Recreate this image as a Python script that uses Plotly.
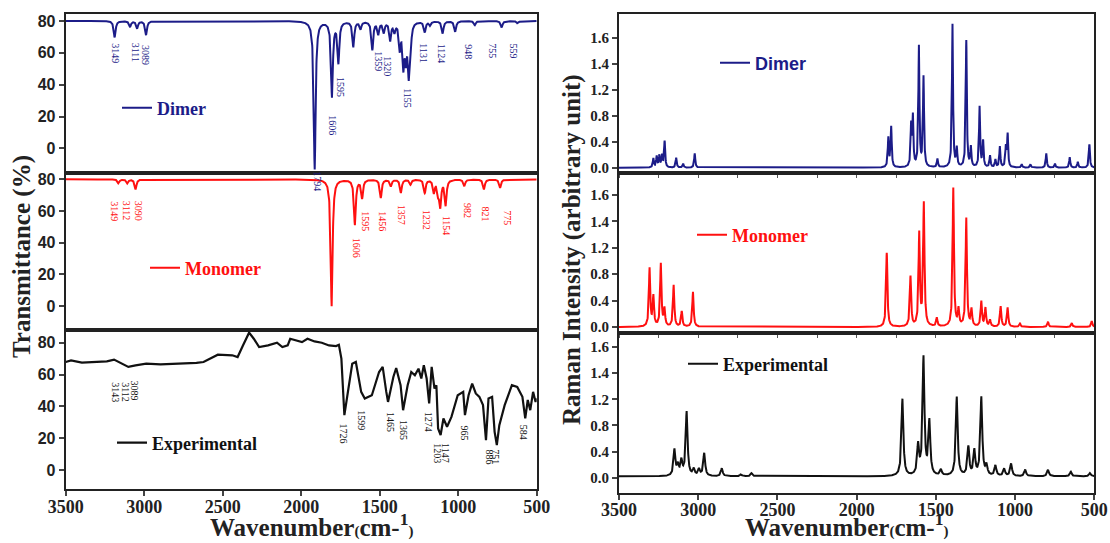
import numpy as np
import plotly.graph_objects as go

# ---------------- data ----------------
# Calculated IR, dimer: band centres (cm-1) and depth below the 80 % baseline
dimer_ir_pos = [3188, 3090, 3045, 2988, 1914, 1804, 1763, 1668, 1622, 1547, 1509, 1474,
                1433, 1406, 1372, 1349, 1333, 1315, 1304, 1213, 1179, 1099, 1019, 894, 723, 621]
dimer_ir_depth = [10.3, 3.6, 4.6, 8.8, 93, 47, 25.5, 16, 4.6, 17.8, 7.7, 6.7,
                  11.5, 5.7, 16, 26, 20, 30, 12, 6.7, 2.5, 7.7, 6.7, 2.5, 4, 1.5]
# Calculated IR, monomer
mono_ir_pos = [3164, 3107, 3055, 1806, 1658, 1612, 1493, 1429, 1365, 1304, 1213, 1155,
               1128, 1114, 1080, 961, 836, 733]
mono_ir_depth = [2.5, 2.5, 6.3, 80, 28.4, 11.6, 11.6, 4.2, 8.4, 3.2, 8.4, 8,
                 8, 16, 16, 4.2, 6.3, 5.3]
# Experimental IR trace
exp_ir_x = [3500, 3466, 3397, 3329, 3238, 3192, 3146, 3101, 3055, 2987, 2896, 2781, 2667, 2622,
            2576, 2531, 2439, 2405, 2371, 2332, 2302, 2268, 2211, 2154, 2120, 2086, 2070, 2029,
            1995, 1960, 1915, 1869, 1823, 1778, 1760, 1744, 1725, 1709, 1675, 1652, 1618, 1595,
            1550, 1504, 1481, 1458, 1447, 1413, 1395, 1367, 1351, 1322, 1299, 1276, 1253, 1235,
            1219, 1201, 1185, 1169, 1151, 1139, 1128, 1112, 1094, 1071, 1043, 1003, 968, 957,
            934, 911, 888, 865, 842, 823, 807, 784, 768, 754, 738, 704, 658, 624, 591, 573, 557,
            541, 523, 507, 500]
exp_ir_y = [67.9, 68.9, 67.5, 67.9, 68.3, 69.4, 66.8, 64.8, 65.8, 66.8, 66.4, 66.8, 67.3, 67.9,
            70.4, 72.5, 72.1, 71.0, 78.3, 86.3, 82.5, 77.3, 78.3, 80.0, 77.3, 78.3, 82.5, 81.5,
            80.4, 82.5, 80.8, 80.0, 78.3, 77.9, 78.7, 70.0, 34.5, 44.9, 66.8, 67.9, 49.1, 44.9,
            47.0, 61.6, 64.8, 49.1, 42.8, 58.5, 64.1, 53.3, 37.6, 53.3, 61.6, 59.5, 63.7, 57.5,
            65.8, 57.5, 41.8, 64.8, 51.2, 53.3, 26.1, 22.0, 32.4, 27.2, 33.4, 47.0, 49.1, 34.5,
            47.0, 54.3, 48.1, 46.0, 40.8, 18.8, 44.9, 46.0, 24.0, 15.7, 28.2, 40.8, 53.3, 52.2,
            46.0, 32.4, 44.0, 37.6, 49.1, 42.8, 45.0]
# Raman: band centres and heights (on the panel's evenly spaced tick scale)
dimer_ra_pos = [3283, 3262, 3245, 3228, 3212, 3139, 3095, 3022, 1800, 1782, 1656, 1645, 1607,
                1578, 1490, 1395, 1368, 1308, 1279, 1224, 1202, 1158, 1124, 1096, 1058, 1047,
                958, 903, 803, 748, 655, 604, 531]
dimer_ra_int = [0.14, 0.17, 0.18, 0.18, 0.4, 0.15, 0.06, 0.22, 0.45, 0.62, 0.62, 0.75, 1.85,
                1.38, 0.13, 2.2, 0.28, 1.95, 0.3, 0.93, 0.4, 0.18, 0.12, 0.32, 0.3, 0.5,
                0.05, 0.05, 0.22, 0.06, 0.16, 0.09, 0.36]
mono_ra_pos = [3307, 3283, 3236, 3213, 3155, 3104, 3033, 1810, 1660, 1605, 1576, 1494, 1390,
               1357, 1308, 1275, 1213, 1187, 1158, 1091, 1047, 969, 792, 642, 516]
mono_ra_int = [0.88, 0.45, 0.95, 0.26, 0.63, 0.23, 0.53, 1.12, 0.76, 1.4, 1.86, 0.13, 2.1,
               0.25, 1.64, 0.25, 0.38, 0.28, 0.1, 0.31, 0.29, 0.05, 0.08, 0.06, 0.09]
exp_ra_pos = [3150, 3128, 3106, 3073, 3028, 2995, 2962, 2851, 2730, 2663, 1711, 1612, 1578,
              1541, 1468, 1368, 1295, 1257, 1213, 1180, 1124, 1069, 1025, 936, 792, 648, 527]
exp_ra_int = [0.4, 0.15, 0.22, 0.98, 0.1, 0.1, 0.35, 0.12, 0.03, 0.05, 1.18, 0.45, 1.8,
              0.82, 0.09, 1.21, 0.44, 0.38, 1.2, 0.15, 0.16, 0.11, 0.19, 0.1, 0.1, 0.07, 0.05]

# peak labels (text) and where they sit
dimer_lbl = ["3149", "3111", "3089", "1606", "1595", "1359", "1320", "1155", "1131", "1124", "948", "755", "559"]
dimer_lbl_x = [3179, 3059, 2988, 1806, 1754, 1508, 1451, 1319, 1218, 1106, 935, 783, 651]
dimer_lbl_y = [59.7, 60.1, 58.6, 14.7, 38.7, 54.4, 51.3, 31.4, 59.7, 59.7, 60.8, 61.4, 60.8]
mono_lbl = ["3149", "3112", "3090", "1606", "1595", "1456", "1357", "1232", "1154", "982", "821", "775", "1794"]
mono_lbl_x = [3187, 3107, 3032, 1651, 1589, 1480, 1361, 1201, 1075, 938, 824, 687, 1795]
mono_lbl_y = [60, 60, 60, 36.8, 53.7, 53.7, 57.9, 54.7, 50.5, 60, 57.9, 55.8, -17]
exp_lbl = ["3143", "3112", "3089", "1726", "1599", "1465", "1365", "1274", "1203", "1147", "965", "886", "751", "584"]
exp_lbl_x = [3188, 3124, 3060, 1728, 1614, 1436, 1344, 1192, 1128, 1082, 957, 802, 763, 587]
exp_lbl_y = [49.1, 49.1, 50.1, 23, 31.4, 30.3, 25.1, 30.3, 10.5, 10.5, 23, 8.4, 8.4, 24]

x_ticks = [3500, 3000, 2500, 2000, 1500, 1000, 500]
x_minor_ticks = [3500, 3250, 3000, 2750, 2500, 2250, 2000, 1750, 1500, 1250, 1000, 750, 500]
ir_ticks = [0, 20, 40, 60, 80]
ra_tickvals = [0, 0.4, 0.8, 1.2, 1.6, 2.0]
ra_ticktext = ["0.0", "0.4", "0.8", "1.2", "1.4", "1.6"]

# ---------------- build curves (Lorentzian line shapes) ----------------
grid = np.arange(500, 3501, 1.0)


def bands(pos, amp, gamma):
    y = np.zeros_like(grid)
    for p, a in zip(pos, amp):
        y += a * gamma ** 2 / ((grid - p) ** 2 + gamma ** 2)
    return y


NAVY = "#1c1c88"
RED = "#ff1010"
BLACK = "#111111"
SERIF = "Liberation Serif"
SANS = "Liberation Sans"

fig = go.Figure()
fig.add_trace(go.Scatter(x=grid, y=80 - bands(dimer_ir_pos, dimer_ir_depth, 7), mode="lines",
                         line=dict(color=NAVY, width=2), name="Dimer", xaxis="x", yaxis="y", legend="legend"))
fig.add_trace(go.Scatter(x=grid, y=80 - bands(mono_ir_pos, mono_ir_depth, 7), mode="lines",
                         line=dict(color=RED, width=2), name="Monomer", xaxis="x2", yaxis="y2", legend="legend2"))
fig.add_trace(go.Scatter(x=exp_ir_x, y=exp_ir_y, mode="lines",
                         line=dict(color=BLACK, width=2.2), name="Experimental", xaxis="x3", yaxis="y3", legend="legend3"))
fig.add_trace(go.Scatter(x=grid, y=bands(dimer_ra_pos, dimer_ra_int, 4), mode="lines",
                         line=dict(color=NAVY, width=2), name="Dimer", xaxis="x4", yaxis="y4", legend="legend4"))
fig.add_trace(go.Scatter(x=grid, y=bands(mono_ra_pos, mono_ra_int, 5), mode="lines",
                         line=dict(color=RED, width=2), name="Monomer", xaxis="x5", yaxis="y5", legend="legend5"))
fig.add_trace(go.Scatter(x=grid, y=0.02 + bands(exp_ra_pos, exp_ra_int, 7), mode="lines",
                         line=dict(color=BLACK, width=2), name="Experimental", xaxis="x6", yaxis="y6", legend="legend6"))

W, H = 1110, 543
LX = [65.7 / W, 536.7 / W]
RX = [619 / W, 1094.3 / W]


def ydom(top, bottom):
    return [1 - bottom / H, 1 - top / H]


def xax(dom, anchor, show, minor=False):
    d = dict(domain=dom, anchor=anchor, range=[3500, 500], showgrid=False, zeroline=False,
             showline=True, mirror=True, linecolor="#222", linewidth=2, automargin=False,
             tickvals=x_ticks, ticks="outside" if show else "", ticklen=5, tickwidth=2,
             ticklabelstandoff=-5,
             showticklabels=show, tickfont=dict(family=SERIF, size=18, color="#222", weight="bold"))
    if minor:
        d.update(tickvals=x_minor_ticks, ticks="outside", ticklen=3, tickwidth=1, tickcolor="#555")
    return d


def yir(dom, anchor, rng):
    return dict(domain=dom, anchor=anchor, range=rng, showgrid=False, zeroline=False,
                showline=True, mirror=True, linecolor="#222", linewidth=2, automargin=False,
                tickvals=ir_ticks, ticks="outside", ticklen=5, tickwidth=2,
                tickfont=dict(family=SANS, size=16, color="#222", weight="bold"))


def yra(dom, anchor, rng):
    return dict(domain=dom, anchor=anchor, range=rng, showgrid=False, zeroline=False,
                showline=True, mirror=True, linecolor="#222", linewidth=2, automargin=False,
                tickvals=ra_tickvals, ticktext=ra_ticktext, ticks="outside", ticklen=5, tickwidth=2,
                tickfont=dict(family=SERIF, size=15, color="#222", weight="bold"))


def leg(xpx, ypx, family, color):
    return dict(x=xpx / W, y=1 - ypx / H, xanchor="left", yanchor="middle", bgcolor="rgba(0,0,0,0)",
                borderwidth=0, font=dict(family=family, size=18, color=color, weight="bold"))


fig.update_layout(
    width=W, height=H, margin=dict(l=0, r=0, t=0, b=0, autoexpand=False),
    paper_bgcolor="white", plot_bgcolor="white", showlegend=True,
    xaxis=xax(LX, "y", False), yaxis=yir(ydom(14.3, 172.7), "x", [-15.3, 84.2]),
    xaxis2=xax(LX, "y2", False), yaxis2=yir(ydom(172.7, 330.3), "x2", [-15.3, 84.2]),
    xaxis3=xax(LX, "y3", True), yaxis3=yir(ydom(330.3, 489.3), "x3", [-12.1, 87.8]),
    xaxis4=xax(RX, "y4", False, minor=True), yaxis4=yra(ydom(14.3, 173.3), "x4", [-0.086, 2.36]),
    xaxis5=xax(RX, "y5", False, minor=True), yaxis5=yra(ydom(173.3, 332.7), "x5", [-0.086, 2.33]),
    xaxis6=xax(RX, "y6", True), yaxis6=yra(ydom(332.7, 492.7), "x6", [-0.23, 2.22]),
    legend=leg(117, 108, SERIF, NAVY),
    legend2=leg(145, 268, SERIF, RED),
    legend3=leg(112, 443, SERIF, BLACK),
    legend4=leg(715, 63, SANS, NAVY),
    legend5=leg(692, 235, SERIF, RED),
    legend6=leg(683, 364, SERIF, BLACK),
)

ann = []


def peak_labels(texts, xs, ys, xref, yref, color):
    for t, x, y in zip(texts, xs, ys):
        ann.append(dict(text=t, x=x, y=y, xref=xref, yref=yref, showarrow=False, textangle=90,
                        xanchor="center", yanchor="middle",
                        font=dict(family=SERIF, size=10, color=color)))


peak_labels(dimer_lbl, dimer_lbl_x, dimer_lbl_y, "x", "y", NAVY)
peak_labels(["1794"], [1897], [78.5], "x2", "y2", NAVY)
peak_labels(mono_lbl, mono_lbl_x, mono_lbl_y, "x2", "y2", RED)
peak_labels(exp_lbl, exp_lbl_x, exp_lbl_y, "x3", "y3", BLACK)

title_font = dict(family=SERIF, size=25, color="#222")
ann.append(dict(text="<b>Transmittance (%)</b>", x=22 / W, y=1 - 257 / H, xref="paper", yref="paper",
                showarrow=False, textangle=-90, xanchor="center", yanchor="middle", font=title_font))
ann.append(dict(text="<b>Raman Intensity (arbitrary unit)</b>", x=572 / W, y=1 - 250 / H, xref="paper",
                yref="paper", showarrow=False, textangle=-90, xanchor="center", yanchor="middle",
                font=title_font))
xt = ("<b>Wavenumber<span style='font-size:15px'>(</span>cm-<sup>1</sup>"
      "<span style='font-size:15px'>)</span></b>")
for cx in (311, 846):
    ann.append(dict(text=xt, x=cx / W, y=0, xref="paper", yref="paper", showarrow=False,
                    xanchor="center", yanchor="bottom", font=dict(family=SERIF, size=25, color="#222")))

fig.update_layout(annotations=ann)
fig.write_html("out.html", config={"displayModeBar": False},
               post_script="document.body.style.margin='0px';")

STATED TASK » Each line from the top of the material through the line containing "import plotly.graph_objects as go" should be reproduced exactly; please drop any images.

OUTPUT FOR THIS TASK »
Recreate this image as a Python script that uses Plotly.
import numpy as np
import plotly.graph_objects as go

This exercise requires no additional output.